At this point, we don’t have records to attest why, Bosie concluded that he scorns Wilde, thus beginning to lead an ironically homophobic campaign of discrediting his persona. He refused,no, denied the association of their names in whatever situation and erased himself from any biography dedicated to the infamous writer. This from the man who insisted to be the chief mourner…
However, Providence successfully found its way to make them even and, in 1923, Alfred won his own ticket to prison by doing bad chinwag about Winston Churchill being-part-of-a-Jewish-conspiracy crap. Practically, the ordeal shook his sleeping conscience and Bosie remembered… he was the one who wanted to be the chief mourner! Oh, the dichotomy, the dichotomy!

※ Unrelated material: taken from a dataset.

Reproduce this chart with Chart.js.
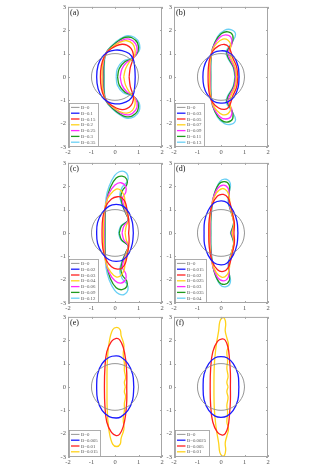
<!DOCTYPE html>
<html>
<head>
<meta charset="utf-8">
<script src="https://cdn.jsdelivr.net/npm/chart.js@4.4.0/dist/chart.umd.min.js"></script>
<style>
  body { margin: 0; background: #fff; }
  #wrap { position: relative; width: 331px; height: 468px; overflow: hidden; }
  #wrap canvas { position: absolute; }
</style>
</head>
<body>
<div id="wrap"></div>
<script>
// axis ticks
const xTicks = [-2, -1, 0, 1, 2];
const yTicks = [-3, -2, -1, 0, 1, 2, 3];
const panelNames = ['(a)', '(b)', '(c)', '(d)', '(e)', '(f)'];

// upper half of each drop, from the right end on y=0 round to the left end on y=0
const unitCircle = [[1, 0], [0.966, 0.259], [0.866, 0.5], [0.707, 0.707], [0.5, 0.866], [0.259, 0.966], [0, 1],
  [-0.259, 0.966], [-0.5, 0.866], [-0.707, 0.707], [-0.866, 0.5], [-0.966, 0.259], [-1, 0]];

const labelsA = ['B=0', 'B=0.1', 'B=0.15', 'B=0.2', 'B=0.25', 'B=0.3', 'B=0.35'];
const shapesA = [
  unitCircle,
  [[0.86, 0], [0.84, 0.4], [0.78, 0.75], [0.6, 1.0], [0.3, 1.13], [0, 1.15], [-0.3, 1.07], [-0.55, 0.85], [-0.72, 0.5], [-0.78, 0]],
  [[0.6, 0], [0.65, 0.4], [0.76, 0.75], [0.78, 0.98], [0.68, 1.22], [0.5, 1.36], [0.3, 1.4], [0.05, 1.33], [-0.25, 1.14], [-0.45, 0.88], [-0.58, 0.5], [-0.62, 0]],
  [[0.37, 0], [0.45, 0.35], [0.62, 0.66], [0.8, 0.85], [0.86, 1.12], [0.75, 1.42], [0.5, 1.55], [0.2, 1.48], [-0.1, 1.28], [-0.37, 1.02], [-0.52, 0.6], [-0.55, 0]],
  [[0.22, 0], [0.3, 0.35], [0.5, 0.63], [0.78, 0.8], [0.94, 1.1], [0.88, 1.42], [0.6, 1.62], [0.3, 1.57], [0, 1.37], [-0.37, 1.03], [-0.5, 0.6], [-0.52, 0]],
  [[0.11, 0], [0.18, 0.35], [0.42, 0.65], [0.76, 0.8], [0.98, 1.1], [0.96, 1.46], [0.72, 1.68], [0.45, 1.7], [0.2, 1.58], [-0.12, 1.33], [-0.38, 1.03], [-0.47, 0.6], [-0.48, 0]],
  [[0.05, 0], [0.1, 0.35], [0.35, 0.68], [0.74, 0.82], [1.02, 1.1], [1.03, 1.45], [0.82, 1.7], [0.52, 1.77], [0.25, 1.65], [-0.12, 1.36], [-0.38, 1.03], [-0.45, 0.6], [-0.46, 0]]
];

const labelsB = ['B=0', 'B=0.03', 'B=0.05', 'B=0.07', 'B=0.09', 'B=0.11', 'B=0.13'];
const shapesB = [
  unitCircle,
  [[0.77, 0], [0.73, 0.45], [0.56, 0.85], [0.27, 1.08], [0, 1.12], [-0.3, 1.05], [-0.58, 0.76], [-0.73, 0.4], [-0.77, 0]],
  [[0.72, 0], [0.66, 0.45], [0.5, 0.82], [0.42, 1.08], [0.32, 1.3], [0.15, 1.39], [-0.1, 1.33], [-0.35, 1.1], [-0.5, 0.7], [-0.55, 0]],
  [[0.67, 0], [0.6, 0.42], [0.42, 0.82], [0.37, 1.1], [0.42, 1.36], [0.3, 1.57], [0.08, 1.62], [-0.17, 1.45], [-0.36, 1.15], [-0.46, 0.7], [-0.48, 0]],
  [[0.63, 0], [0.56, 0.42], [0.36, 0.82], [0.3, 1.06], [0.46, 1.4], [0.42, 1.7], [0.2, 1.8], [-0.05, 1.7], [-0.3, 1.35], [-0.43, 0.9], [-0.46, 0]],
  [[0.61, 0], [0.53, 0.42], [0.31, 0.82], [0.25, 1.06], [0.47, 1.45], [0.5, 1.78], [0.3, 1.93], [0.02, 1.86], [-0.25, 1.5], [-0.41, 1.0], [-0.44, 0]],
  [[0.59, 0], [0.51, 0.42], [0.28, 0.82], [0.22, 1.1], [0.48, 1.5], [0.62, 1.83], [0.45, 2.02], [0.15, 2.0], [-0.15, 1.72], [-0.38, 1.1], [-0.43, 0]]
];

const labelsC = ['B=0', 'B=0.02', 'B=0.03', 'B=0.04', 'B=0.06', 'B=0.09', 'B=0.12'];
const shapesC = [
  unitCircle,
  [[0.78, 0], [0.74, 0.45], [0.6, 0.86], [0.35, 1.15], [0.05, 1.22], [-0.25, 1.15], [-0.55, 0.86], [-0.74, 0.45], [-0.78, 0]],
  [[0.58, 0], [0.6, 0.3], [0.58, 0.6], [0.52, 0.95], [0.44, 1.3], [0.3, 1.5], [0.1, 1.55], [-0.15, 1.45], [-0.38, 1.15], [-0.52, 0.65], [-0.55, 0]],
  [[0.43, 0], [0.48, 0.3], [0.58, 0.55], [0.48, 0.9], [0.42, 1.25], [0.4, 1.55], [0.25, 1.82], [0.05, 1.88], [-0.2, 1.65], [-0.38, 1.3], [-0.47, 0.7], [-0.49, 0]],
  [[0.3, 0], [0.38, 0.3], [0.57, 0.55], [0.46, 0.9], [0.35, 1.25], [0.32, 1.5], [0.46, 1.75], [0.45, 2.0], [0.25, 2.15], [0, 2.05], [-0.25, 1.7], [-0.4, 1.2], [-0.45, 0.6], [-0.46, 0]],
  [[0.18, 0], [0.28, 0.3], [0.56, 0.55], [0.45, 0.86], [0.32, 1.2], [0.25, 1.55], [0.32, 1.82], [0.5, 2.06], [0.5, 2.3], [0.3, 2.43], [0.05, 2.35], [-0.2, 1.95], [-0.35, 1.4], [-0.42, 0.8], [-0.43, 0]],
  [[0.15, 0], [0.25, 0.3], [0.56, 0.55], [0.45, 0.86], [0.3, 1.2], [0.2, 1.6], [0.3, 1.95], [0.52, 2.2], [0.55, 2.45], [0.4, 2.63], [0.18, 2.62], [-0.02, 2.45], [-0.25, 2.0], [-0.38, 1.5], [-0.42, 0.8], [-0.42, 0]]
];

const labelsD = ['B=0', 'B=0.015', 'B=0.02', 'B=0.025', 'B=0.03', 'B=0.035', 'B=0.04'];
const shapesD = [
  unitCircle,
  [[0.72, 0], [0.68, 0.5], [0.52, 0.95], [0.25, 1.3], [0, 1.37], [-0.3, 1.28], [-0.55, 0.95], [-0.7, 0.5], [-0.72, 0]],
  [[0.55, 0], [0.57, 0.4], [0.5, 0.8], [0.42, 1.15], [0.3, 1.5], [0.1, 1.65], [-0.15, 1.58], [-0.38, 1.2], [-0.5, 0.6], [-0.52, 0]],
  [[0.48, 0], [0.55, 0.4], [0.45, 0.85], [0.38, 1.2], [0.35, 1.55], [0.25, 1.8], [0.05, 1.9], [-0.2, 1.7], [-0.4, 1.2], [-0.47, 0.6], [-0.48, 0]],
  [[0.45, 0], [0.55, 0.42], [0.44, 0.88], [0.35, 1.25], [0.35, 1.6], [0.3, 1.92], [0.1, 2.05], [-0.15, 1.9], [-0.37, 1.35], [-0.45, 0.6], [-0.46, 0]],
  [[0.42, 0], [0.54, 0.45], [0.43, 0.9], [0.33, 1.3], [0.35, 1.7], [0.35, 2.05], [0.15, 2.2], [-0.1, 2.08], [-0.33, 1.5], [-0.43, 0.7], [-0.44, 0]],
  [[0.4, 0], [0.54, 0.45], [0.42, 0.92], [0.3, 1.35], [0.35, 1.75], [0.4, 2.1], [0.22, 2.3], [-0.05, 2.2], [-0.3, 1.6], [-0.42, 0.7], [-0.43, 0]]
];

const labelsE = ['B=0', 'B=0.005', 'B=0.01', 'B=0.015'];
const shapesE = [
  unitCircle,
  [[0.8, 0], [0.75, 0.55], [0.55, 1.0], [0.25, 1.28], [0.05, 1.33], [-0.25, 1.27], [-0.55, 1.0], [-0.74, 0.55], [-0.78, 0]],
  [[0.5, 0], [0.5, 0.6], [0.45, 1.2], [0.35, 1.7], [0.2, 2.02], [0.05, 2.08], [-0.15, 1.95], [-0.35, 1.5], [-0.43, 0.8], [-0.45, 0]],
  [[0.44, 0], [0.4, 0.2], [0.45, 0.4], [0.4, 0.7], [0.4, 1.0], [0.35, 1.4], [0.38, 1.8], [0.26, 2.2], [0.22, 2.45], [0.08, 2.55], [-0.1, 2.45], [-0.25, 1.9], [-0.33, 1.0], [-0.34, 0]]
];

const labelsF = ['B=0', 'B=0.0025', 'B=0.005', 'B=0.01'];
const shapesF = [
  unitCircle,
  [[0.76, 0], [0.72, 0.55], [0.52, 1.0], [0.25, 1.25], [0, 1.3], [-0.25, 1.25], [-0.52, 1.0], [-0.72, 0.55], [-0.76, 0]],
  [[0.4, 0], [0.4, 0.6], [0.36, 1.2], [0.3, 1.7], [0.18, 2.0], [0.05, 2.06], [-0.15, 1.95], [-0.35, 1.5], [-0.44, 0.8], [-0.46, 0]],
  [[0.3, 0], [0.25, 0.2], [0.3, 0.45], [0.25, 0.8], [0.28, 1.1], [0.25, 1.5], [0.32, 1.8], [0.25, 2.1], [0.18, 2.4], [0.2, 2.7], [0.15, 2.93], [0.05, 2.96], [-0.05, 2.8], [-0.1, 2.4], [-0.2, 1.8], [-0.28, 1.0], [-0.3, 0]]
];

const lineColors = ['#8a8a8a', '#1a1aff', '#ff1f1f', '#ffd21a', '#ff2bff', '#1f9a1f', '#6ad0f5'];

// plot area boxes in the page
const panels = [
  { left: 68, top: 5, shapes: shapesA, labels: labelsA },
  { left: 174, top: 5, shapes: shapesB, labels: labelsB },
  { left: 68, top: 161, shapes: shapesC, labels: labelsC },
  { left: 174, top: 161, shapes: shapesD, labels: labelsD },
  { left: 68, top: 315, shapes: shapesE, labels: labelsE },
  { left: 174, top: 315, shapes: shapesF, labels: labelsF }
];
const plotW = 94, plotH = 142;
const padL = 12, padT = 4, padR = 4, padB = 10;

// close the drop by mirroring the upper half about y=0
function closeShape(half) {
  const pts = half.map(p => ({ x: p[0], y: p[1] }));
  for (let i = half.length - 2; i >= 0; i--) {
    pts.push({ x: half[i][0], y: -half[i][1] });
  }
  return pts;
}

const boxPlugin = {
  id: 'box',
  afterDraw(chart, args, opts) {
    const ctx = chart.ctx;
    const a = chart.chartArea;
    const xs = chart.scales.x, ys = chart.scales.y;
    ctx.save();
    ctx.strokeStyle = '#a6a6a6';
    ctx.lineWidth = 1;
    ctx.strokeRect(a.left + 0.5, a.top + 0.5, a.right - a.left - 1, a.bottom - a.top - 1);
    ctx.beginPath();
    xTicks.forEach(v => {
      const px = Math.round(xs.getPixelForValue(v)) + 0.5;
      ctx.moveTo(px, a.bottom); ctx.lineTo(px, a.bottom - 2);
      ctx.moveTo(px, a.top); ctx.lineTo(px, a.top + 2);
    });
    yTicks.forEach(v => {
      const py = Math.round(ys.getPixelForValue(v)) + 0.5;
      ctx.moveTo(a.left, py); ctx.lineTo(a.left + 2, py);
      ctx.moveTo(a.right, py); ctx.lineTo(a.right - 2, py);
    });
    ctx.stroke();

    // panel name
    ctx.fillStyle = '#111';
    ctx.font = '8px "Liberation Serif"';
    ctx.textBaseline = 'top';
    ctx.fillText(opts.name, a.left + 2, a.top + 2.5);

    // legend in the lower left corner
    const ds = chart.data.datasets;
    const rowH = 5.8;
    ctx.font = '4.8px "Liberation Serif"';
    let textW = 0;
    ds.forEach(d => { textW = Math.max(textW, ctx.measureText(d.label).width); });
    const bw = Math.ceil(14 + textW);
    const bh = Math.ceil(ds.length * rowH + 2);
    const bx = a.left + 1.5, by = a.bottom - bh - 0.5;
    ctx.fillStyle = '#fff';
    ctx.fillRect(bx, by, bw, bh);
    ctx.strokeStyle = '#9a9a9a';
    ctx.lineWidth = 0.8;
    ctx.strokeRect(bx, by, bw, bh);
    ctx.textBaseline = 'middle';
    ds.forEach((d, i) => {
      const cy = by + 1 + rowH * (i + 0.5);
      ctx.strokeStyle = d.borderColor;
      ctx.lineWidth = d.borderWidth;
      ctx.beginPath();
      ctx.moveTo(bx + 1.5, cy); ctx.lineTo(bx + 10, cy);
      ctx.stroke();
      ctx.fillStyle = '#555';
      ctx.fillText(d.label, bx + 11.5, cy + 0.3);
    });
    ctx.restore();
  }
};

const tickFont = { family: 'Liberation Serif', size: 6.5 };

panels.forEach((p, k) => {
  const canvas = document.createElement('canvas');
  canvas.width = plotW + padL + padR;
  canvas.height = plotH + padT + padB;
  canvas.style.left = (p.left - padL) + 'px';
  canvas.style.top = (p.top - padT) + 'px';
  document.getElementById('wrap').appendChild(canvas);

  const datasets = p.shapes.map((s, i) => ({
    label: p.labels[i],
    data: closeShape(s),
    borderColor: lineColors[i],
    borderWidth: i === 0 ? 0.9 : 1.3,
    pointRadius: 0,
    showLine: true,
    fill: false,
    tension: 0.4
  }));

  new Chart(canvas, {
    type: 'scatter',
    data: { datasets: datasets },
    options: {
      responsive: false,
      animation: false,
      devicePixelRatio: 1,
      layout: { padding: { top: padT, right: padR, left: 0, bottom: 0 } },
      plugins: {
        legend: { display: false },
        tooltip: { enabled: false },
        box: { name: panelNames[k] }
      },
      scales: {
        x: {
          type: 'linear', min: -2, max: 2,
          afterBuildTicks: s => { s.ticks = xTicks.map(v => ({ value: v })); },
          afterFit: s => { s.height = padB; },
          ticks: { font: tickFont, color: '#555', padding: 1, maxRotation: 0 },
          grid: { display: false, drawTicks: false },
          border: { display: false }
        },
        y: {
          type: 'linear', min: -3, max: 3,
          afterBuildTicks: s => { s.ticks = yTicks.map(v => ({ value: v })); },
          afterFit: s => { s.width = padL; },
          ticks: { font: tickFont, color: '#555', padding: 2 },
          grid: { display: false, drawTicks: false },
          border: { display: false }
        }
      }
    },
    plugins: [boxPlugin]
  });
});
</script>
</body>
</html>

He turned 180 degrees, converted to Roman Catholicism, as Wilde did, fortified his “most unlikely friendship” with Bernard Shaw and slowly subsided into oblivion, as his beauty began to perish.
At 78, he died of congestive heart failure, leaving a heritage of many poems, non-fictions and even a memoir which revolved around Oscar.
Lover of men, lover of women, lover of art, is it a marvel that “those red-roseleaf lips of” his “should be made no less for the madness of music and song than for the madness of kissing”?
I’m madly bewitched by Bosie’s counterpoints; I fantasize about his thoughts, the tone of his voice according to the circumstances, the softness of his ivory skin, his source of cleverness and ingenuity.
While I was watching the movie (download it, really- it worth the two hours it’ll consume from your free time) , I leaped of excitement whenever Jude Law/Bosie screamed or shouted, as girls nowadays do whenever Edward Cullen gaily sparkles. I even managed to fit in a “well, nobody’s perfect” line at his melodramatic “oh, Oscar, I was the bad influence on you!” jail scene…
Anyway, what do you think now you’ve heard the full version of Bosie’s life? Is he as dislikable as he sounded in the beginning?